### EXTRACTED INFORMATION

★ ★ ★ ★

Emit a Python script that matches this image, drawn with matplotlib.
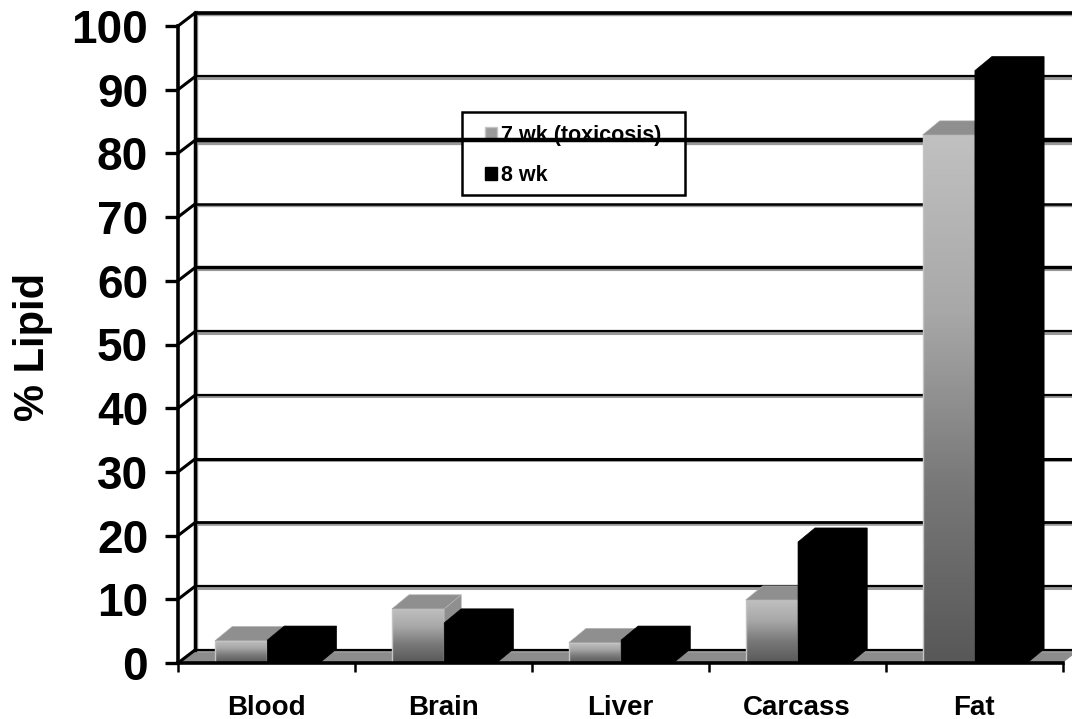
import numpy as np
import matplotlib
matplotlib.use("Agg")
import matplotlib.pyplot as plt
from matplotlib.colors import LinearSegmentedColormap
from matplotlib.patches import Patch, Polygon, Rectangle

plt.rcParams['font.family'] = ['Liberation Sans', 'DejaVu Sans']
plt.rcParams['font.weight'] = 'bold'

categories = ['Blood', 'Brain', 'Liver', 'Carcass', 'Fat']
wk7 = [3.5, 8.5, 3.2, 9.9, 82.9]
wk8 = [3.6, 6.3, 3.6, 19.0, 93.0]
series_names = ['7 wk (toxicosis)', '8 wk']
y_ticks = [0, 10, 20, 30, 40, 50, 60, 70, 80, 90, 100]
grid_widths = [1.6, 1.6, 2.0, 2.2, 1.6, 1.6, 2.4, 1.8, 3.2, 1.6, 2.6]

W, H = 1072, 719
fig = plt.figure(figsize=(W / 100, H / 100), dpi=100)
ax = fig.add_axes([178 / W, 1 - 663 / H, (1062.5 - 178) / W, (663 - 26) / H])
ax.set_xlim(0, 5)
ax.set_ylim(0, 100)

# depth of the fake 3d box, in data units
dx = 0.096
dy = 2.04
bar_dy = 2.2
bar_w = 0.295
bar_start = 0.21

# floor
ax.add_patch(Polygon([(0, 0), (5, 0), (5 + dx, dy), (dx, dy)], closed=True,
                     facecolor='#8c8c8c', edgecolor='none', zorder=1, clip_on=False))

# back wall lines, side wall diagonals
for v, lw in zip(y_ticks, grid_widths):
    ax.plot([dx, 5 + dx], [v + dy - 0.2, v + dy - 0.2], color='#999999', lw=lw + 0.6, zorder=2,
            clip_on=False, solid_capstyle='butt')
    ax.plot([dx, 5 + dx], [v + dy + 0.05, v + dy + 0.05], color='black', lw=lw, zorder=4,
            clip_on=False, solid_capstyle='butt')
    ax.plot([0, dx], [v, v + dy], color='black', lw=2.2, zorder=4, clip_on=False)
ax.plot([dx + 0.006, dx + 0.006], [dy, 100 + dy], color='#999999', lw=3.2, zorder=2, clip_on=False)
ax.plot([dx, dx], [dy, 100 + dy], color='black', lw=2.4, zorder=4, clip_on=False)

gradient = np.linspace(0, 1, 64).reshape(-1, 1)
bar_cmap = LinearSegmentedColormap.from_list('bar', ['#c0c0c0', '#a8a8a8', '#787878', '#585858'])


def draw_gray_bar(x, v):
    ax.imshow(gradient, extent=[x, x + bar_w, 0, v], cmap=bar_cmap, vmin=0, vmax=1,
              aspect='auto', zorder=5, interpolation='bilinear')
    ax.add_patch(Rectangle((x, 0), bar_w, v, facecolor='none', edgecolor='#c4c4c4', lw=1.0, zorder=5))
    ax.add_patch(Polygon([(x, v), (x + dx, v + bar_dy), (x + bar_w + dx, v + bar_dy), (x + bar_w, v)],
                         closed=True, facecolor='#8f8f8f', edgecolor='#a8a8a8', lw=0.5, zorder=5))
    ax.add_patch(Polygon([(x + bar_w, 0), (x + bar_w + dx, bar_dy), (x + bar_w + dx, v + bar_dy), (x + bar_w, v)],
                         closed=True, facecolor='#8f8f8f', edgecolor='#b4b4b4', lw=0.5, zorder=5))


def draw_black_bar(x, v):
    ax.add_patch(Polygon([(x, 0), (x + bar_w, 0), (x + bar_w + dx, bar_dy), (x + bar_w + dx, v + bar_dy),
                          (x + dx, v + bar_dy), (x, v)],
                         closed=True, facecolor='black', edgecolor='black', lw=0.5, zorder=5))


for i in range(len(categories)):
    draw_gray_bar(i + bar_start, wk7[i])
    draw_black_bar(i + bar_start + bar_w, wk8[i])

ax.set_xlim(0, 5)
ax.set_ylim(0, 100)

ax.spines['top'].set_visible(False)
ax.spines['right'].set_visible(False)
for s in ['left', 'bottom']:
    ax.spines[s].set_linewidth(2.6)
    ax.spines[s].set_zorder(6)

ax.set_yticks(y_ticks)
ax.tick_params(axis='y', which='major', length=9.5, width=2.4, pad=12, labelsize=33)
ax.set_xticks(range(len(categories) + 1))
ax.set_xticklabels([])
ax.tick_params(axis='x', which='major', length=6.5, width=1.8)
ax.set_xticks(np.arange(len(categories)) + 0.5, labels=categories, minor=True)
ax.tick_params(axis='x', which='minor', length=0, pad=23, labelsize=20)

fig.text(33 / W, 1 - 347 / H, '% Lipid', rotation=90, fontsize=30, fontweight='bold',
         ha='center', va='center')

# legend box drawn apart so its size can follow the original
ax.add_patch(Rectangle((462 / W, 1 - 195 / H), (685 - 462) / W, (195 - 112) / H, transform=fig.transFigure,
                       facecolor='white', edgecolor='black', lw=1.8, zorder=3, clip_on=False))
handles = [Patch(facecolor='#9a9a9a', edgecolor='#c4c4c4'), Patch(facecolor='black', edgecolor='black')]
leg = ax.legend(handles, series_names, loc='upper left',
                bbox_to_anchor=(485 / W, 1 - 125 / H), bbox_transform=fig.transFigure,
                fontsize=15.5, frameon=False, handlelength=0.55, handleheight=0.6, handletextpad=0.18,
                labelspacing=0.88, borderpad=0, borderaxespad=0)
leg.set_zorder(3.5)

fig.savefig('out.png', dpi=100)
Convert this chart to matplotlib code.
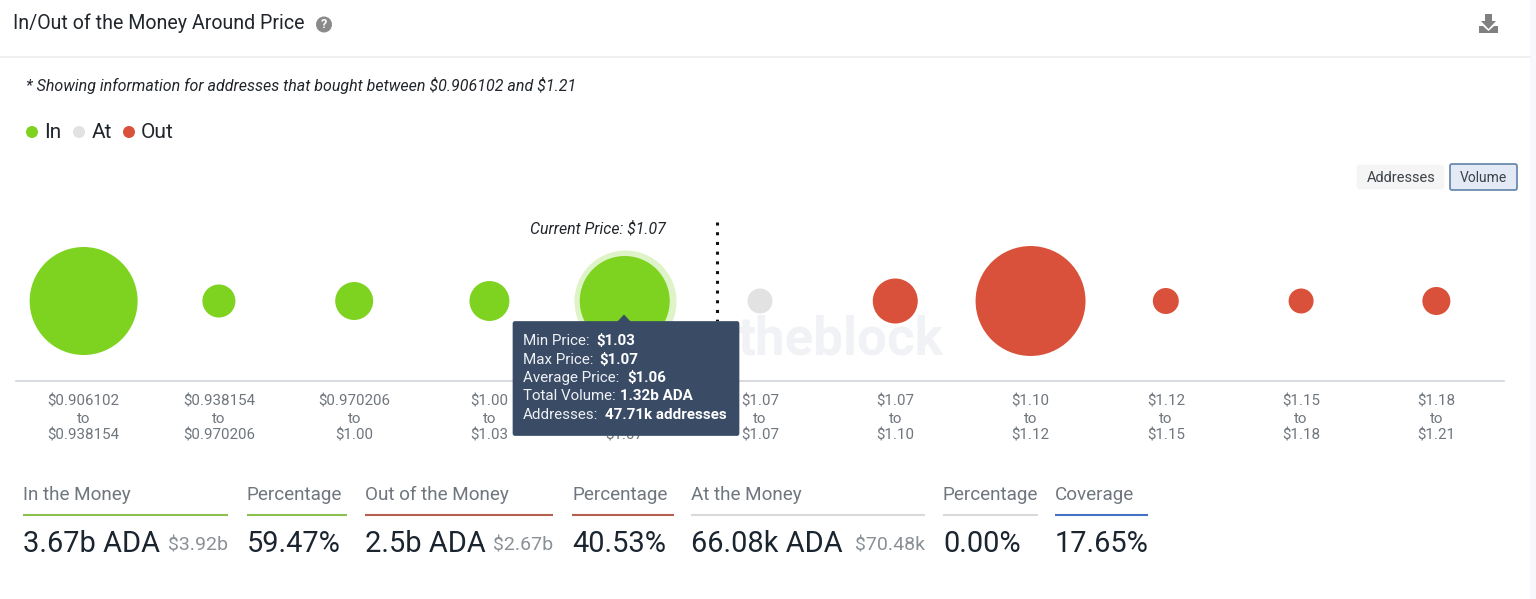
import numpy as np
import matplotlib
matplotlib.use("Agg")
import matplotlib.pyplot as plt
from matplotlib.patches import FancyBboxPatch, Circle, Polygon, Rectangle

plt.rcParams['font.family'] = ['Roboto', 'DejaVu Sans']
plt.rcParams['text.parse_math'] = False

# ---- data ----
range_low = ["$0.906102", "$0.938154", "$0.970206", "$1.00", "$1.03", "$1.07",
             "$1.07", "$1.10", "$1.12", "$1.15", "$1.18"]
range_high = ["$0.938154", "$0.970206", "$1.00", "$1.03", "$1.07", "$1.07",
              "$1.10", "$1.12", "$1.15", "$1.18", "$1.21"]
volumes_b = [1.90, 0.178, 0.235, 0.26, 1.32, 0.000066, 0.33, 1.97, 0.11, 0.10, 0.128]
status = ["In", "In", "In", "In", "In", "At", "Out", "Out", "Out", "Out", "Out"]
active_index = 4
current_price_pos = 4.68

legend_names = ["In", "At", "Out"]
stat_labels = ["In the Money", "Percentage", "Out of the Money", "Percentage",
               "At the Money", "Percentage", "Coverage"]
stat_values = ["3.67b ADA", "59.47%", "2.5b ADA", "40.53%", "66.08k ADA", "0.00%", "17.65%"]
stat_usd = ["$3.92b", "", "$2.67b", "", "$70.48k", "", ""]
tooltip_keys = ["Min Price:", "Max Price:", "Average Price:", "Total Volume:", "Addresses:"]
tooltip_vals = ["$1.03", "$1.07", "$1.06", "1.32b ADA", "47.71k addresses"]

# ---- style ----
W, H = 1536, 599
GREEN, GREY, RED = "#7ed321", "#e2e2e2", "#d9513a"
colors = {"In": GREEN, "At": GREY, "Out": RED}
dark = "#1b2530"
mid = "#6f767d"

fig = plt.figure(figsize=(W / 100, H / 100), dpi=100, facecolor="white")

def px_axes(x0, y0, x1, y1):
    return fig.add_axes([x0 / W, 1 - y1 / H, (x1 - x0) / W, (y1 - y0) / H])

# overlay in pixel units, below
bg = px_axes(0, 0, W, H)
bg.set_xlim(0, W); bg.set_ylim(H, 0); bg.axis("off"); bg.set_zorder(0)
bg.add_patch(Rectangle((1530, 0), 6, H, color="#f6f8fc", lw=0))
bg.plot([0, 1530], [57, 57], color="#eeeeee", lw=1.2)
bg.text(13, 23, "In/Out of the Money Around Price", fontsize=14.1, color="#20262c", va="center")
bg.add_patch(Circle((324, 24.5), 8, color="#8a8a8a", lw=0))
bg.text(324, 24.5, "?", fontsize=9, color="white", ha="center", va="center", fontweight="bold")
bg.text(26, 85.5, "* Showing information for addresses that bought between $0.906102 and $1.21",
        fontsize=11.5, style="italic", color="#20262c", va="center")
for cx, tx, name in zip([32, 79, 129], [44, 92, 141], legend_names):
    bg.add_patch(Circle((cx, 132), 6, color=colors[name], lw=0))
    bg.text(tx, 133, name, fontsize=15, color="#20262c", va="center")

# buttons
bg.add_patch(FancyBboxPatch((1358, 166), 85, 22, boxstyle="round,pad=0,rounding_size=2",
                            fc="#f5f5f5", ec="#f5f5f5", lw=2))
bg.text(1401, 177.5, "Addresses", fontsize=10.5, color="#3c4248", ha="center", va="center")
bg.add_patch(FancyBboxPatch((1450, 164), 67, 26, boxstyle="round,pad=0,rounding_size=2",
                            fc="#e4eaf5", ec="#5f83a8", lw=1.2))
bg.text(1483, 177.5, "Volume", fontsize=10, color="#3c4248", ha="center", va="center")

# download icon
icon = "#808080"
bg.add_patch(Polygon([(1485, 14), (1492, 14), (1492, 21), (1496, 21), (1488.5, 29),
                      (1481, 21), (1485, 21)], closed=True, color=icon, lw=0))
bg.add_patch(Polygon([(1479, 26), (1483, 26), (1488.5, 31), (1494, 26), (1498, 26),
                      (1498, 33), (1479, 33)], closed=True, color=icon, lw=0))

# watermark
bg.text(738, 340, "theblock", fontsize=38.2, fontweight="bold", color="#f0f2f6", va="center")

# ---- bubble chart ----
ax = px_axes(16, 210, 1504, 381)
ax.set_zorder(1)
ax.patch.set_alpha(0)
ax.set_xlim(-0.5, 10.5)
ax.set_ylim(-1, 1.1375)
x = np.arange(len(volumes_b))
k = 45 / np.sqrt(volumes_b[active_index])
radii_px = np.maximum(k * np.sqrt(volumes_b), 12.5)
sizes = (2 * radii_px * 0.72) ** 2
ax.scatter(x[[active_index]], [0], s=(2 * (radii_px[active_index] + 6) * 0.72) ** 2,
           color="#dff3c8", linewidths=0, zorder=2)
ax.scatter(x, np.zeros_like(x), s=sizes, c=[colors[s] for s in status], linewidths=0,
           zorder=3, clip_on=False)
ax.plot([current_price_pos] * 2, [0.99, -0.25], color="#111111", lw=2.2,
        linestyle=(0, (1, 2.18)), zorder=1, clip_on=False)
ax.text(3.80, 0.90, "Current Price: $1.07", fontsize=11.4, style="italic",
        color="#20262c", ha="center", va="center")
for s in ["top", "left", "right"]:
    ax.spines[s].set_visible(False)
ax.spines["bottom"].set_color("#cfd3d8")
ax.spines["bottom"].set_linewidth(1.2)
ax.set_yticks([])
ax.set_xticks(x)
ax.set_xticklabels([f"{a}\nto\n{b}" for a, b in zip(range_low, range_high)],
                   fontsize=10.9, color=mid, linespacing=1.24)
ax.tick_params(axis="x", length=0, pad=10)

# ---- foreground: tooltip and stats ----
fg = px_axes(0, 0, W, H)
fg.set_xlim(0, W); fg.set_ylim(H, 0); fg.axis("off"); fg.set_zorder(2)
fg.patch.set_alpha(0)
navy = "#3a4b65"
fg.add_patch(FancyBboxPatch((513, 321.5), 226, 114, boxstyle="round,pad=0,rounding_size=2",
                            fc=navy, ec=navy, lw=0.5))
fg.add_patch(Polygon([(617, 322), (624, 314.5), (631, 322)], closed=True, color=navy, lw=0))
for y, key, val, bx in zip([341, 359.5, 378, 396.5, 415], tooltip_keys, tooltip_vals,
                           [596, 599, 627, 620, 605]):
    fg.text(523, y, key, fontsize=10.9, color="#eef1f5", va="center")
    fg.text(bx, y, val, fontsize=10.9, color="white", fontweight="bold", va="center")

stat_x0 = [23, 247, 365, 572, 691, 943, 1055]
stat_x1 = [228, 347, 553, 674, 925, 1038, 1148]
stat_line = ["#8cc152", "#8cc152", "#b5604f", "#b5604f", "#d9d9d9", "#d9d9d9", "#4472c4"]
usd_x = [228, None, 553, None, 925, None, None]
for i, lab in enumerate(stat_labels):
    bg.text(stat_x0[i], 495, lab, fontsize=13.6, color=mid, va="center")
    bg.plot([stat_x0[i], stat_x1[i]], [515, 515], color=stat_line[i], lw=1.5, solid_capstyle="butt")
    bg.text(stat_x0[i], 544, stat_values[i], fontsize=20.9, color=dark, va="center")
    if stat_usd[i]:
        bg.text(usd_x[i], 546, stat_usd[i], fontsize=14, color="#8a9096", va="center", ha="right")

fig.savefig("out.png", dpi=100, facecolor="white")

★ ★ ★ ★

### DO THIS
Skip the pictures and repeat, word for word, the lines from the one containing "Convert this chart to matplotlib code." to the one containing "current_price_pos = 4.68", keeping both of those lines.

### COMPLETE ANSWER
Convert this chart to matplotlib code.
import numpy as np
import matplotlib
matplotlib.use("Agg")
import matplotlib.pyplot as plt
from matplotlib.patches import FancyBboxPatch, Circle, Polygon, Rectangle

plt.rcParams['font.family'] = ['Roboto', 'DejaVu Sans']
plt.rcParams['text.parse_math'] = False

# ---- data ----
range_low = ["$0.906102", "$0.938154", "$0.970206", "$1.00", "$1.03", "$1.07",
             "$1.07", "$1.10", "$1.12", "$1.15", "$1.18"]
range_high = ["$0.938154", "$0.970206", "$1.00", "$1.03", "$1.07", "$1.07",
              "$1.10", "$1.12", "$1.15", "$1.18", "$1.21"]
volumes_b = [1.90, 0.178, 0.235, 0.26, 1.32, 0.000066, 0.33, 1.97, 0.11, 0.10, 0.128]
status = ["In", "In", "In", "In", "In", "At", "Out", "Out", "Out", "Out", "Out"]
active_index = 4
current_price_pos = 4.68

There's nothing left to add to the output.